- Directions for this task:
Copy the data that follows, character for character, minus the pictures.

══ Information supplied ══

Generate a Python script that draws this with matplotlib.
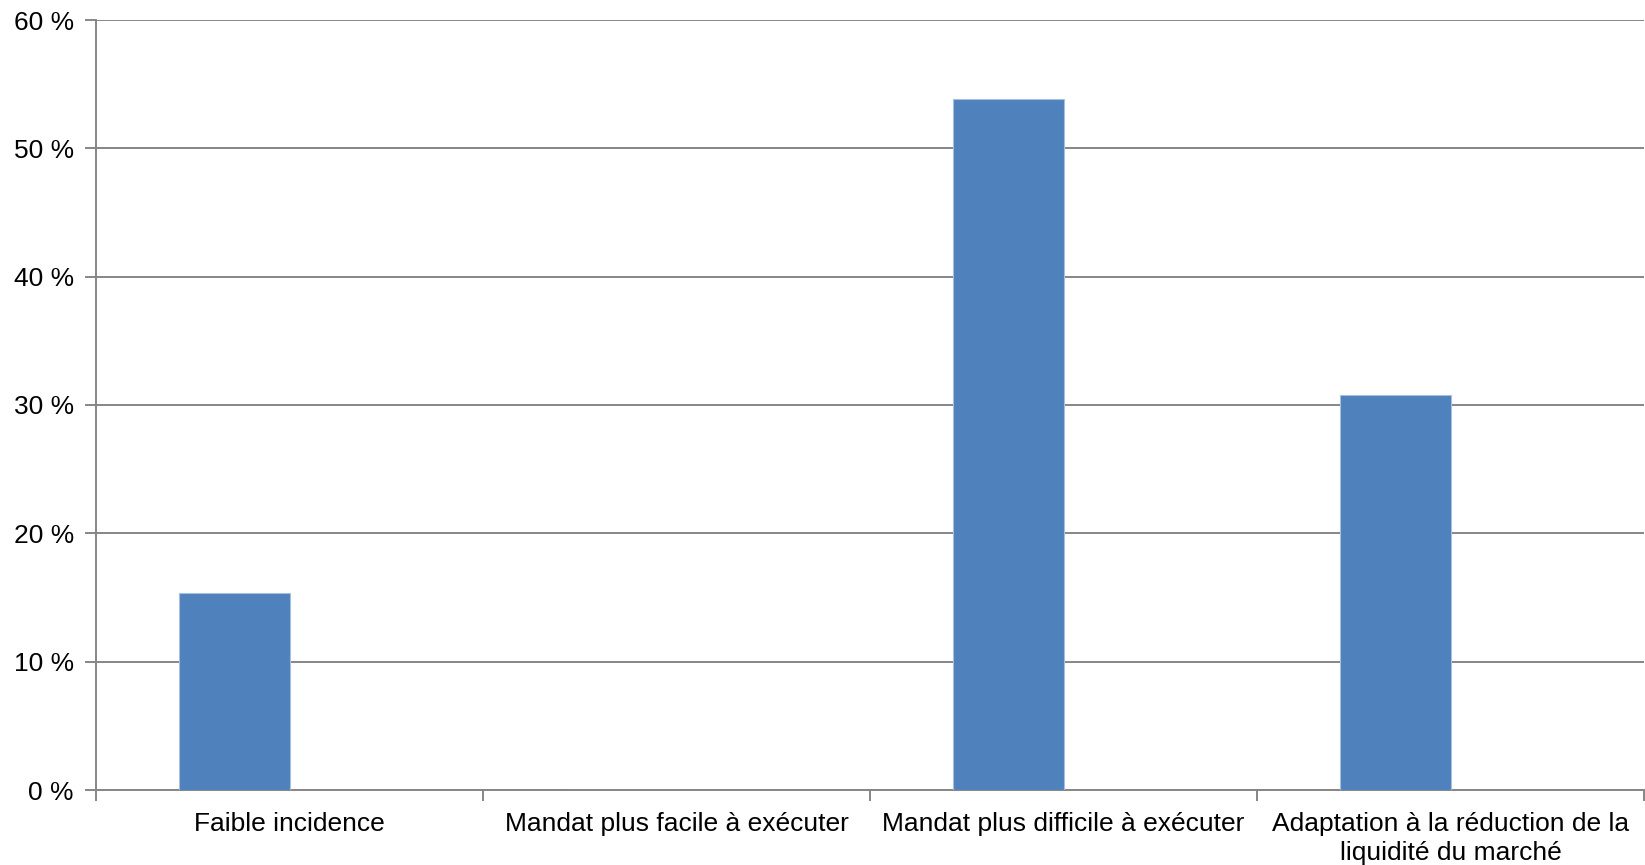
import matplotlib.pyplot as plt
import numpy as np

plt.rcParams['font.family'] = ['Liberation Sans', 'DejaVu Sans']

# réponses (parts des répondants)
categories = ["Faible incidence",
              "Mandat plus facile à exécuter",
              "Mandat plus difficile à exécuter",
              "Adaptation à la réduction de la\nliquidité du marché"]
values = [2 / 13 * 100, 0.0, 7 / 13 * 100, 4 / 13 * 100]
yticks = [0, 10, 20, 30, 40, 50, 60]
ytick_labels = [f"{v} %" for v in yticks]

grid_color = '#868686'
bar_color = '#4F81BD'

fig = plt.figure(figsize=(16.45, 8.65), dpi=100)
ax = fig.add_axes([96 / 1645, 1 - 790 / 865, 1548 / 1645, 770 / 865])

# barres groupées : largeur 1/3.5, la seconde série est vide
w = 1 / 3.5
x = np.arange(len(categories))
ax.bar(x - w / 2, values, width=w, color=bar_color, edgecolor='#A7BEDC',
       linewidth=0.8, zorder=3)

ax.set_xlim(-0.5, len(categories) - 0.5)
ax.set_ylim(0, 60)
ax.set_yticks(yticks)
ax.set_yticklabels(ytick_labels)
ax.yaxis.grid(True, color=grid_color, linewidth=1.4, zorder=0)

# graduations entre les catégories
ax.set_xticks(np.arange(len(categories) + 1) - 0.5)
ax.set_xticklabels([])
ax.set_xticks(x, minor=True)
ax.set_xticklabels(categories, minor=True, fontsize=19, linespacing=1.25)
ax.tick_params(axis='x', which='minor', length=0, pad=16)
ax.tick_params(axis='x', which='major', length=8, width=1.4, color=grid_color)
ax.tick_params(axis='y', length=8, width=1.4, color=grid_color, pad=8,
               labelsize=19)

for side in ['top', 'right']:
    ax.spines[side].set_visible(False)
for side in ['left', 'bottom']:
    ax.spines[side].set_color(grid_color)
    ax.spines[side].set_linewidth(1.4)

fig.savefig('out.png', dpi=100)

═══

- Task result:
Generate a Python script that draws this with matplotlib.
import matplotlib.pyplot as plt
import numpy as np

plt.rcParams['font.family'] = ['Liberation Sans', 'DejaVu Sans']

# réponses (parts des répondants)
categories = ["Faible incidence",
              "Mandat plus facile à exécuter",
              "Mandat plus difficile à exécuter",
              "Adaptation à la réduction de la\nliquidité du marché"]
values = [2 / 13 * 100, 0.0, 7 / 13 * 100, 4 / 13 * 100]
yticks = [0, 10, 20, 30, 40, 50, 60]
ytick_labels = [f"{v} %" for v in yticks]

grid_color = '#868686'
bar_color = '#4F81BD'

fig = plt.figure(figsize=(16.45, 8.65), dpi=100)
ax = fig.add_axes([96 / 1645, 1 - 790 / 865, 1548 / 1645, 770 / 865])

# barres groupées : largeur 1/3.5, la seconde série est vide
w = 1 / 3.5
x = np.arange(len(categories))
ax.bar(x - w / 2, values, width=w, color=bar_color, edgecolor='#A7BEDC',
       linewidth=0.8, zorder=3)

ax.set_xlim(-0.5, len(categories) - 0.5)
ax.set_ylim(0, 60)
ax.set_yticks(yticks)
ax.set_yticklabels(ytick_labels)
ax.yaxis.grid(True, color=grid_color, linewidth=1.4, zorder=0)

# graduations entre les catégories
ax.set_xticks(np.arange(len(categories) + 1) - 0.5)
ax.set_xticklabels([])
ax.set_xticks(x, minor=True)
ax.set_xticklabels(categories, minor=True, fontsize=19, linespacing=1.25)
ax.tick_params(axis='x', which='minor', length=0, pad=16)
ax.tick_params(axis='x', which='major', length=8, width=1.4, color=grid_color)
ax.tick_params(axis='y', length=8, width=1.4, color=grid_color, pad=8,
               labelsize=19)

for side in ['top', 'right']:
    ax.spines[side].set_visible(False)
for side in ['left', 'bottom']:
    ax.spines[side].set_color(grid_color)
    ax.spines[side].set_linewidth(1.4)

fig.savefig('out.png', dpi=100)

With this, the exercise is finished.